In this project we propose to investigate the spatiotemporal variance of water quality in stream networks using existing and newly acquired data from multiple watersheds varying in size, LC/LU, climate, and geologic setting to advance our understanding and predictions of surface water carbon and nutrients dynamics across scales. This project will build upon recent efforts in the Upper Mississippi River Basin (UMRB), which focused on targeted water quality sampling and the concentrations, fluxes, and transformation of carbon, nitrogen, and major ions throughout the watershed from headwater streams to the mainstem Mississippi River over two years, 2015-2017. The UMRB, which we define as the area upstream of Lock & Dam 8 near LaCrosse, WI, provides an ideal opportunity to investigate network-level connections in a nationally significant watershed (Figure 1a).  

Map of land use and land cover in Upper Mississippi River Basin

Figure 1b. Upper Mississippi River Basin land cover and land use.

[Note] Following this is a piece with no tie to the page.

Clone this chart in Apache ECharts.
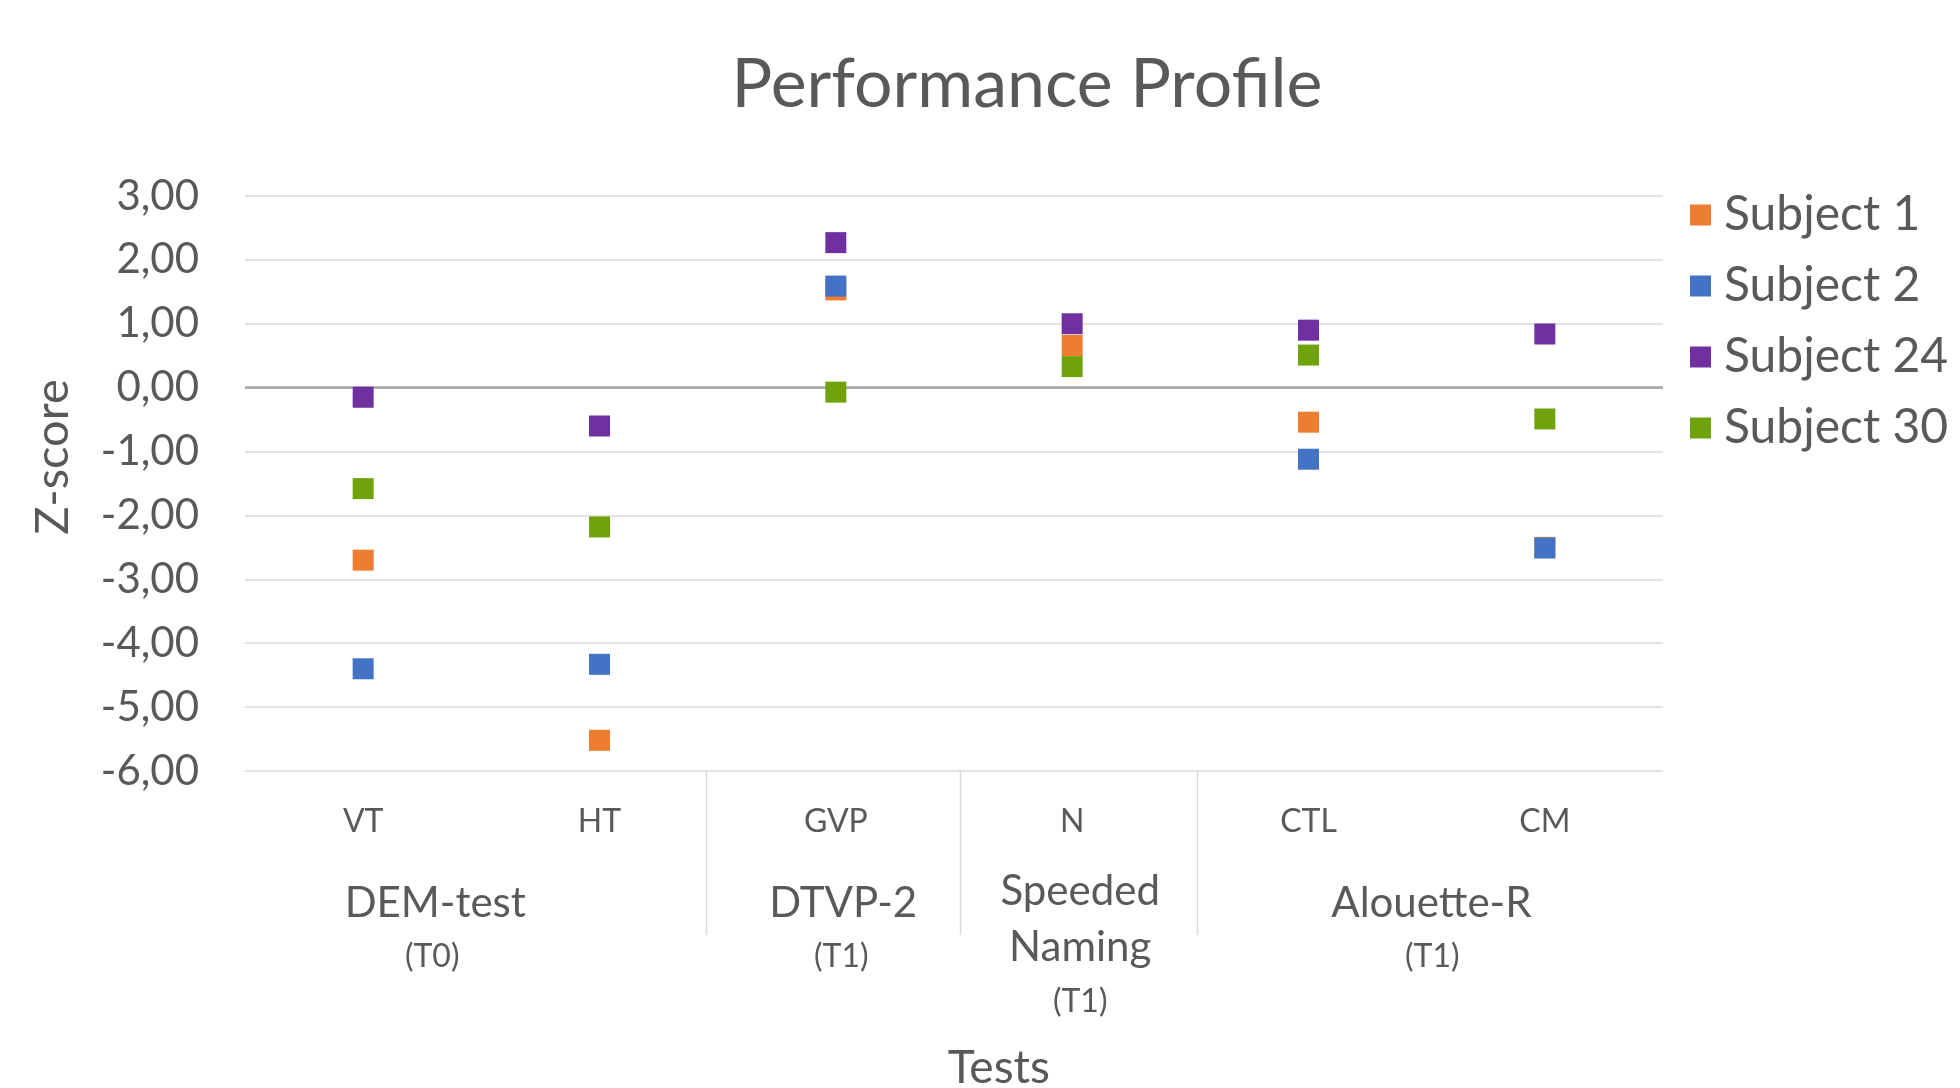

Yellow dots are 2015-17 study sampling locations. Creator: Britta Voss, 2016.

(Public domain.)

 

Extreme contrasts in land cover and land use exist in the basin which contains areas of intense agricultural usage, large urban centers, and relatively undeveloped forests and wetlands (Figure 1b).  Furthermore, large differences in the underlying geology of the region create differences in major ions concentrations and fluxes.  The western part of the basin is mostly glacial moraine deposits with high concentrations of calcium, alkalinity, and other weathering products.  The eastern part of the basin is underlain with extensive sand deposits and tends to have more dilute surface waters that are higher in iron and dissolved organic carbon.  The east and west portions of the basin contribute approximately equally to streamflow, but the timing, intensity, and geographic location of runoff events can vary dramatically throughout the year.  Therefore, this basin provides a unique opportunity to investigate how network connections create water quality conditions in a diverse, medium-sized watershed.

 

Why this Research is Important: Water quality impacts the health of humans, wildlife, and habitat, and has important economic implications for water treatment facilities, recreation, and food supply. It is vital to understand the complex drivers of water quality in stream networks to predict the outcome of human activity and climate change on water quality, and for identifying effective mitigation techniques for water quality management. Our proposed work will advance our ability to integrate watershed and process-level information across scales in a meaningful way and contribute to efforts such as water quality model development.

 

Objective(s): This project will address the following questions:

  1. How do carbon transport and processing vary across large spatial scales of the Upper Mississippi River Basin?
  2. How do spatial patterns of water quality vary with flow regime across the Upper Mississippi River Basin?

 

Trout Creek flowing through scrubby forest and grassland

Trout Creek near Bloomer, WI.

(Credit: Kim Wickland, USGS. Public domain.)

 

Methods: This project will leverage existing data in the UMRB watershed which was collected with the purpose of understanding the spatial and temporal structure of carbon fluxes and includes important data on nitrogen and major ions across scales and distinct systems. This data will greatly enhance our ability to utilize headwater stream information to predict downstream water quality, and to target locations for increased monitoring for applications such as hazard assessment and effectiveness of management activities. We will also collect new data in the UMRB aimed at increasing coverage of small streams across the diverse LC/LU types (especially agriculture) under high and low flow conditions. We will use short-term, high-frequency sensor field deployments and experimentation to discern rates and spatial distribution of relevant in-stream biogeochemical processes to use as a basis for filling knowledge gaps and for conceptual model development of stream network water quality.

 

Three scientists take water samples of Mississippi River in winter

Water quality sample collection at Mississippi River near Red Wing, MN (People in picture are Britta Voss, Anne Kellerman, Dane Campbell).